### Data
* BEGIN *
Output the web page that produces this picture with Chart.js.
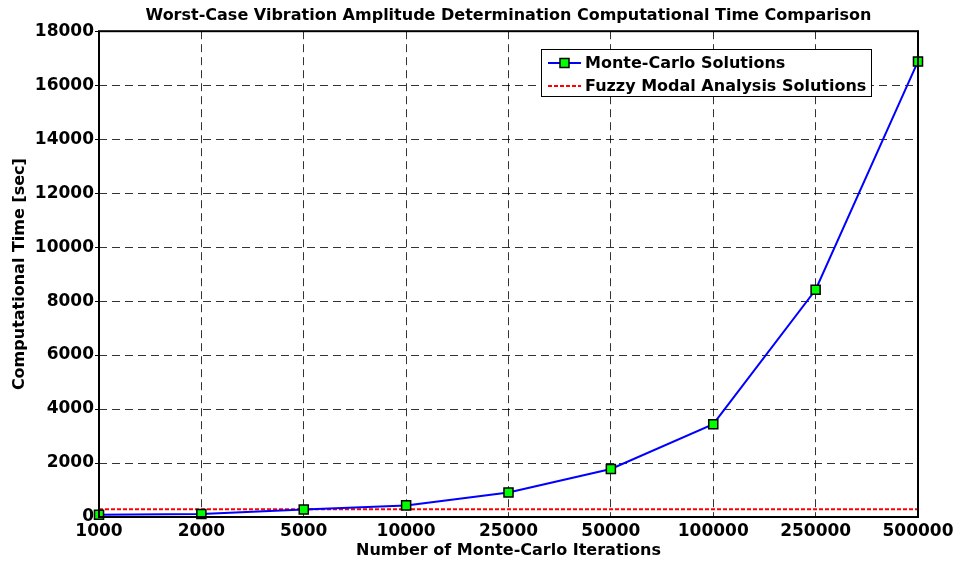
<!DOCTYPE html>
<html>
<head>
<meta charset="utf-8">
<script src="https://cdn.jsdelivr.net/npm/chart.js@4/dist/chart.umd.min.js"></script>
<style>
  html, body { margin: 0; padding: 0; background: #fff; }
  #wrap { width: 961px; height: 563px; }
</style>
</head>
<body>
<div id="wrap"><canvas id="cpu-time-chart" width="961" height="563"></canvas></div>
<script>
// Dados
const iterations = ['1000', '2000', '5000', '10000', '25000', '50000', '100000', '250000', '500000'];
const monteCarloTimes = [85, 110, 275, 430, 905, 1780, 3440, 8420, 16880];
const fuzzyTimes = [285, 285, 285, 285, 285, 285, 285, 285, 285];
const yTicks = [0, 2000, 4000, 6000, 8000, 10000, 12000, 14000, 16000, 18000];

const FONT = "'DejaVu Sans', Verdana, sans-serif";

/**
 * Moldura preta em volta da área do gráfico
 */
const frameBox = {
    id: 'frameBox',
    afterDatasetsDraw(chart) {
        const a = chart.chartArea;
        const ctx = chart.ctx;
        ctx.save();
        ctx.strokeStyle = '#000';
        ctx.lineWidth = 2;
        ctx.strokeRect(a.left, a.top, a.right - a.left, a.bottom - a.top);
        ctx.restore();
    }
};

/**
 * Legenda dentro da área do gráfico (canto superior direito)
 */
const insideLegend = {
    id: 'insideLegend',
    afterDraw(chart) {
        const ctx = chart.ctx;
        const x = 541, y = 49, w = 330, h = 47;
        ctx.save();
        ctx.fillStyle = '#fff';
        ctx.fillRect(x, y, w, h);
        ctx.strokeStyle = '#000';
        ctx.lineWidth = 1;
        ctx.strokeRect(x + 0.5, y + 0.5, w, h);

        const sets = chart.data.datasets;
        ctx.font = 'bold 16px ' + FONT;
        ctx.textBaseline = 'middle';
        ctx.textAlign = 'left';
        sets.forEach((ds, i) => {
            const ry = y + 14 + i * 23;
            ctx.beginPath();
            ctx.strokeStyle = ds.borderColor;
            ctx.lineWidth = ds.borderWidth;
            ctx.setLineDash(ds.borderDash || []);
            ctx.moveTo(x + 7, ry);
            ctx.lineTo(x + 40, ry);
            ctx.stroke();
            ctx.setLineDash([]);
            if (ds.pointRadius > 0) {
                ctx.fillStyle = ds.pointBackgroundColor;
                ctx.strokeStyle = ds.pointBorderColor;
                ctx.lineWidth = ds.pointBorderWidth;
                ctx.fillRect(x + 19, ry - 4.5, 9, 9);
                ctx.strokeRect(x + 19, ry - 4.5, 9, 9);
            }
            ctx.fillStyle = '#000';
            ctx.fillText(ds.label, x + 44, ry + 1);
        });
        ctx.restore();
    }
};

new Chart(document.getElementById('cpu-time-chart'), {
    type: 'line',
    data: {
        labels: iterations,
        datasets: [
            {
                label: 'Monte-Carlo Solutions',
                data: monteCarloTimes,
                borderColor: '#0000ff',
                borderWidth: 2,
                pointStyle: 'rect',
                pointRadius: 6.4,
                pointBackgroundColor: '#00ff00',
                pointBorderColor: '#000',
                pointBorderWidth: 1.5,
                tension: 0,
                clip: false
            },
            {
                label: 'Fuzzy Modal Analysis Solutions',
                data: fuzzyTimes,
                borderColor: '#ff0000',
                borderWidth: 2,
                borderDash: [4, 2],
                pointRadius: 0,
                tension: 0,
                clip: false
            }
        ]
    },
    options: {
        responsive: false,
        animation: false,
        layout: { padding: { left: 0, right: 43, top: 0, bottom: 0 } },
        plugins: {
            legend: { display: false },
            tooltip: { enabled: false },
            title: {
                display: true,
                fullSize: false,
                text: 'Worst-Case Vibration Amplitude Determination Computational Time Comparison',
                color: '#000',
                font: { family: FONT, size: 16, weight: 'bold', lineHeight: 1.2 },
                padding: { top: 6, bottom: 6 }
            }
        },
        scales: {
            x: {
                type: 'category',
                offset: false,
                grid: {
                    offset: false,
                    color: 'rgba(0,0,0,0.8)',
                    lineWidth: 1,
                    drawTicks: false
                },
                border: { display: false, dash: [8, 5] },
                ticks: {
                    color: '#000',
                    padding: 4,
                    maxRotation: 0,
                    autoSkip: false,
                    font: { family: FONT, size: 17, weight: 'bold' }
                },
                title: {
                    display: true,
                    text: 'Number of Monte-Carlo Iterations',
                    color: '#000',
                    padding: { top: 0, bottom: 3 },
                    font: { family: FONT, size: 16, weight: 'bold' }
                },
                afterFit(scale) { scale.height = 46; }
            },
            y: {
                min: 0,
                max: 18000,
                afterBuildTicks(scale) {
                    scale.ticks = yTicks.map(v => ({ value: v }));
                },
                grid: {
                    color: 'rgba(0,0,0,0.8)',
                    lineWidth: 1,
                    drawTicks: true,
                    tickLength: 4,
                    tickColor: '#000'
                },
                border: { display: false, dash: [8, 5] },
                ticks: {
                    color: '#000',
                    padding: 1,
                    callback: v => String(v),
                    font: { family: FONT, size: 17, weight: 'bold' }
                },
                title: {
                    display: true,
                    text: 'Computational Time [sec]',
                    color: '#000',
                    padding: { top: 10, bottom: 0 },
                    font: { family: FONT, size: 16, weight: 'bold' }
                },
                afterFit(scale) { scale.width = 99; }
            }
        }
    },
    plugins: [frameBox, insideLegend]
});
</script>
</body>
</html>
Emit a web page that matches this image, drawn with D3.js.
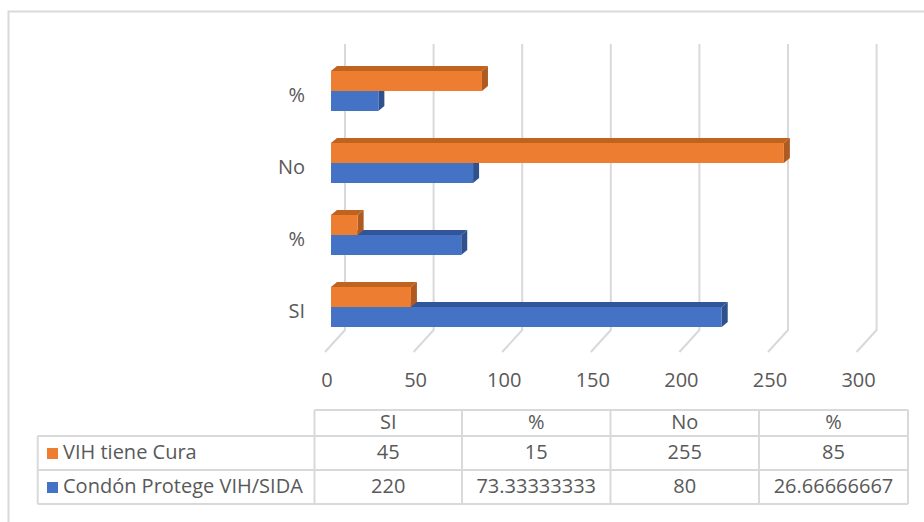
<!DOCTYPE html>
<html>
<head>
<meta charset="utf-8">
<script src="https://cdn.jsdelivr.net/npm/d3@7"></script>
<style>
  html, body { margin: 0; padding: 0; background: #ffffff; }
  svg { display: block; }
  text { font-family: "Open Sans", "Noto Sans", sans-serif; fill: #595959; }
</style>
</head>
<body>
<svg id="chart" width="924" height="522"></svg>
<script>
// ---- data ----
const categories = ["SI", "%", "No", "%"];
const seriesNames = ["VIH tiene Cura", "Condón Protege VIH/SIDA"];
const vihTieneCura = [45, 15, 255, 85];
const condonProtege = [220, 73.33333333, 80, 26.66666667];
const tableValuesCura = ["45", "15", "255", "85"];
const tableValuesCondon = ["220", "73.33333333", "80", "26.66666667"];
const xTicks = [0, 50, 100, 150, 200, 250, 300];
const seriesColors = ["#ED7D31", "#4472C4"];
const sideColors = ["#AE5A21", "#2F528F"];
const topColors = ["#C0631F", "#32559A"];

const svg = d3.select("#chart");
const fs = "20px";

// chart border
svg.append("rect")
  .attr("x", 8.5).attr("y", 11.5)
  .attr("width", 940).attr("height", 540)
  .attr("fill", "none").attr("stroke", "#D9D9D9").attr("stroke-width", 2);

// scales
const xBar = d3.scaleLinear().domain([0, 300]).range([331, 331 + 300 * 1.776]);
const xBack = d3.scaleLinear().domain([0, 300]).range([345, 345 + 300 * 1.772]);
const xFloor = d3.scaleLinear().domain([0, 300]).range([325, 325 + 300 * 1.772]);
const yMid = d3.scalePoint().domain(d3.range(categories.length)).range([307, 91]);
const barH = 20, dx = 6, dy = 5;
const wallTop = 44, wallBottom = 330, floorFront = 352;

// gridlines on back wall + floor
const grid = svg.append("g");
xTicks.forEach(t => {
  grid.append("path")
    .attr("d", `M${xBack(t)},${wallTop} L${xBack(t)},${wallBottom} L${xFloor(t)},${floorFront}`)
    .attr("fill", "none").attr("stroke", "#D9D9D9").attr("stroke-width", 2);
});

// tick labels
svg.append("g").selectAll("text").data(xTicks).join("text")
  .attr("x", d => xFloor(d) + 2).attr("y", 382)
  .attr("text-anchor", "middle").attr("dominant-baseline", "middle")
  .style("font-size", fs)
  .text(d => d);

// category labels
svg.append("g").selectAll("text").data(categories).join("text")
  .attr("x", 305).attr("y", (d, i) => yMid(i) + 6)
  .attr("text-anchor", "end").attr("dominant-baseline", "middle")
  .style("font-size", fs)
  .text(d => d);

// 3D bar drawing
function bar3d(g, v, yTop, si) {
  const x0 = xBar(0), x1 = xBar(v), y0 = yTop, y1 = yTop + barH;
  g.append("path")
    .attr("d", `M${x0},${y0} L${x0 + dx},${y0 - dy} L${x1 + dx},${y0 - dy} L${x1},${y0} Z`)
    .attr("fill", topColors[si]);
  g.append("path")
    .attr("d", `M${x1},${y0} L${x1 + dx},${y0 - dy} L${x1 + dx},${y1 - dy} L${x1},${y1} Z`)
    .attr("fill", sideColors[si]);
  g.append("rect")
    .attr("x", x0).attr("y", y0).attr("width", x1 - x0).attr("height", barH)
    .attr("fill", seriesColors[si]);
}

const bars = svg.append("g");
categories.forEach((c, i) => {
  const m = yMid(i);
  // blue (lower) first, then orange above it
  bar3d(bars, condonProtege[i], m, 1);
  bar3d(bars, vihTieneCura[i], m - barH, 0);
});

// data table
const colX = [37.7, 314.5, 462, 610.5, 759, 908];
const rowY = [410, 436, 470, 504];
const tbl = svg.append("g");
const lineStyle = s => s.attr("stroke", "#D9D9D9").attr("stroke-width", 2);
// horizontal lines
tbl.append("line").attr("x1", colX[1]).attr("x2", colX[5]).attr("y1", rowY[0]).attr("y2", rowY[0]).call(lineStyle);
[1, 2, 3].forEach(r => tbl.append("line").attr("x1", colX[0]).attr("x2", colX[5]).attr("y1", rowY[r]).attr("y2", rowY[r]).call(lineStyle));
// vertical lines
tbl.append("line").attr("x1", colX[0]).attr("x2", colX[0]).attr("y1", rowY[1]).attr("y2", rowY[3]).call(lineStyle);
[1, 2, 3, 4, 5].forEach(c => tbl.append("line").attr("x1", colX[c]).attr("x2", colX[c]).attr("y1", rowY[0]).attr("y2", rowY[3]).call(lineStyle));

// header
categories.forEach((c, i) => {
  tbl.append("text").attr("x", (colX[i + 1] + colX[i + 2]) / 2).attr("y", (rowY[0] + rowY[1]) / 2 + 1)
    .attr("text-anchor", "middle").attr("dominant-baseline", "middle")
    .style("font-size", fs).text(c);
});
const rows = [tableValuesCura, tableValuesCondon];
rows.forEach((vals, r) => {
  const cy = (rowY[r + 1] + rowY[r + 2]) / 2 + 1;
  tbl.append("rect").attr("x", 47).attr("y", cy - 6).attr("width", 11).attr("height", 11).attr("fill", seriesColors[r]);
  tbl.append("text").attr("x", 63).attr("y", cy).attr("dominant-baseline", "middle")
    .style("font-size", fs).text(seriesNames[r]);
  vals.forEach((v, i) => {
    tbl.append("text").attr("x", (colX[i + 1] + colX[i + 2]) / 2).attr("y", cy)
      .attr("text-anchor", "middle").attr("dominant-baseline", "middle")
      .style("font-size", fs).text(v);
  });
});
</script>
</body>
</html>
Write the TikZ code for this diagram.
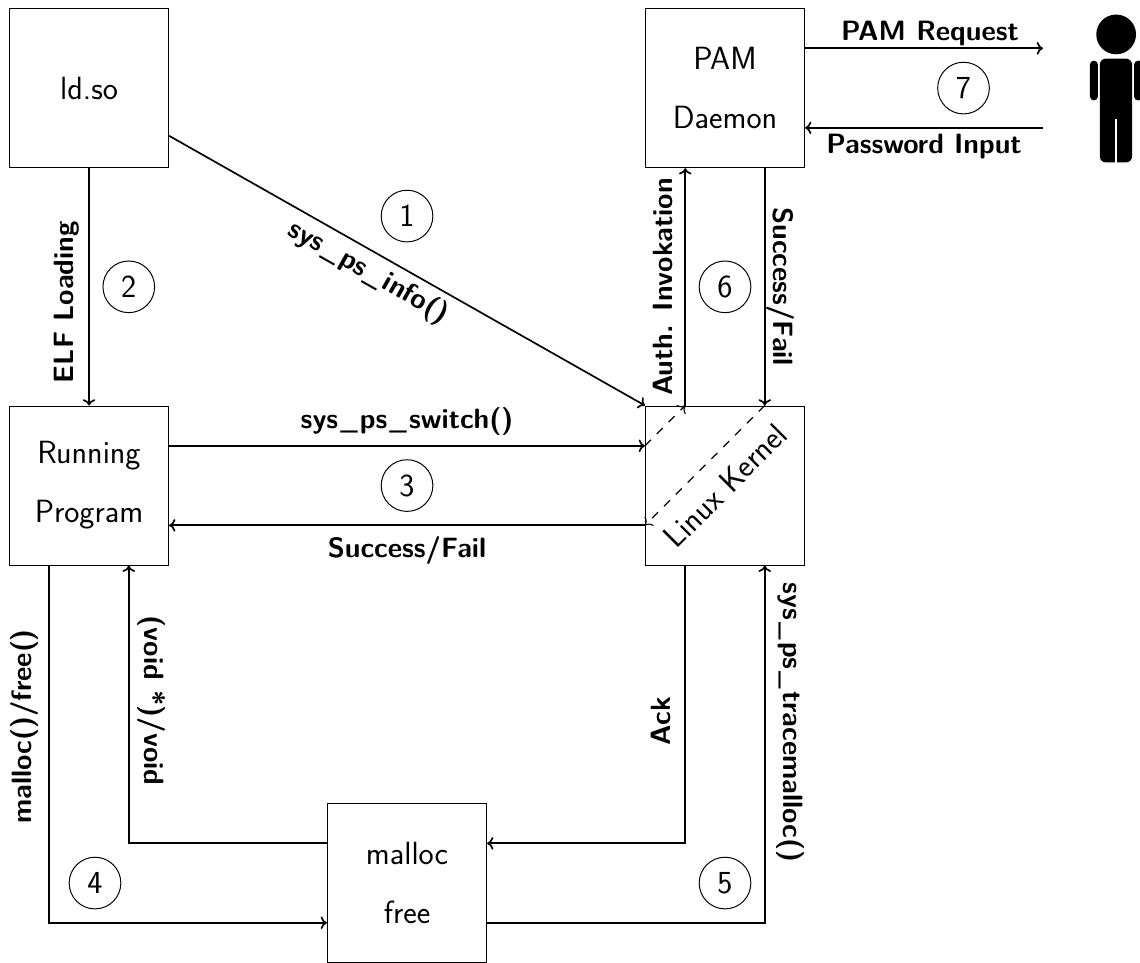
\documentclass[tikz,border=0pt]{standalone}
\usetikzlibrary{positioning,arrows.meta}
\newcommand{\us}{\kern1.5pt{\mdseries\_}\kern1.5pt}
\begin{document}
\begin{tikzpicture}
        [font=\sffamily\fontsize{23}{28}\selectfont,
        box/.style={draw=black,rectangle,line width=0.8pt,minimum size=4cm,inner sep=0mm,align=center},
        num/.style={draw=black,circle,line width=0.7pt,minimum size=1.3cm,inner sep=0mm},
        arrow/.style={-{To[length=4.5pt,width=9pt]},line width=1.2pt},
        dasharrow/.style={-{To[length=4.5pt,width=9pt]},line width=0.8pt,dash pattern=on 6pt off 6pt},
        lab/.style={font=\sffamily\bfseries\fontsize{20}{24}\selectfont,inner sep=1.5mm}]
        \useasboundingbox (-2.24,-12.01) rectangle (26.44,12.216);
        % the boxes
        \node[box] (ldso) at (0,10) {ld.so};
        \node[box] (running) at (0,0) {Running\\[5mm]Program};
        \node[box] (kernel) at (16,0) {};
        \node[rotate=45] (kerneltext) at (kernel) {Linux Kernel};
        \node[box] (pam) at (16,10) {PAM\\[5mm]Daemon};
        \node[box] (mallocbox) at (8,-10) {malloc\\[5mm]free};
        \coordinate (userin) at (24,11);
        \coordinate (userout) at (24,9);
        % the connectors
        \draw[arrow] ([yshift=-1.2cm]ldso.east) -- (kernel.north west)
          node[pos=0.44,below,sloped,lab] {sys\us ps\us info()};
        \draw[arrow] (ldso.south) -- (running.north)
          node[pos=0.565,above,rotate=90,lab,inner sep=2.2mm] {ELF Loading};
        \draw[arrow] ([yshift=1cm]running.east) -- ([yshift=1cm]kernel.west)
          node[midway,above,lab,inner sep=2.3mm] {sys\us ps\us switch()};
        \draw[arrow] ([yshift=-1cm]kernel.west) -- ([yshift=-1cm]running.east)
          node[midway,below,lab,inner sep=2.5mm] {Success/Fail};
        \draw[arrow] ([xshift=-1cm]running.south) |- ([yshift=-1cm]mallocbox.west)
          node[pos=0.225,above,rotate=90,lab,inner sep=2.5mm] {malloc()/free()};
        \draw[arrow] ([yshift=1cm]mallocbox.west) -| ([xshift=1cm]running.south)
          node[pos=0.757,above,rotate=-90,lab,inner sep=2mm] {(void *)/void};
        \draw[arrow] ([xshift=-1cm]kernel.south) |- ([yshift=1cm]mallocbox.east)
          node[pos=0.28,above,rotate=90,lab,inner sep=3.5mm] {Ack};
        \draw[arrow] ([yshift=-1cm]mallocbox.east) -| ([xshift=1cm]kernel.south)
          node[pos=0.78,above,rotate=-90,lab,inner sep=2.8mm] {sys\us ps\us tracemalloc()};
        \draw[arrow] ([xshift=-1cm]kernel.north) -- ([xshift=-1cm]pam.south)
          node[midway,above,rotate=90,lab,inner sep=3mm] {Auth. Invokation};
        \draw[arrow] ([xshift=1cm]pam.south) -- ([xshift=1cm]kernel.north)
          node[midway,above,rotate=-90,lab,inner sep=0.3mm] {Success/Fail};
        \draw[arrow] ([yshift=1cm]pam.east) -- (userin)
          node[pos=0.525,above,lab,inner sep=0.3mm] {PAM Request};
        \draw[arrow] (userout) -- ([yshift=-1cm]pam.east)
          node[midway,below,lab,inner sep=1.3mm] {Password Input};
        % inside the kernel
        \draw[dasharrow] ([yshift=1cm]kernel.west) -- ([xshift=-1cm]kernel.north);
        \draw[dasharrow] ([xshift=1cm]kernel.north) -- ([yshift=-1cm]kernel.west);
        % the numbers
        \node[num] (n1) at (8,6.78) {1};
        \node[num] (n2) at (1,5) {2};
        \node[num] (n3) at (8,0) {3};
        \node[num] (n4) at (0.15,-10) {4};
        \node[num] (n5) at (16,-10) {5};
        \node[num] (n6) at (16,5) {6};
        \node[num] (n7) at (22,10) {7};
        % the user
        \fill (25.84,11.35) circle (0.5);
        \fill[rounded corners=1.5mm] (25.43,8.13) rectangle (26.24,10.74);
        \fill[rounded corners=1mm] (25.18,9.69) rectangle (25.38,10.69);
        \fill[rounded corners=1mm] (26.29,9.69) rectangle (26.5,10.69);
        \draw[white,line width=0.5mm] (25.84,8) -- (25.84,9.23);
\end{tikzpicture}
\end{document}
* END *
### Task objective
List all lines above in which the string "page" appears.

### Result of this task
Output the web page that produces this picture with Chart.js.
Emit a web page that matches this image, drawn with D3.js.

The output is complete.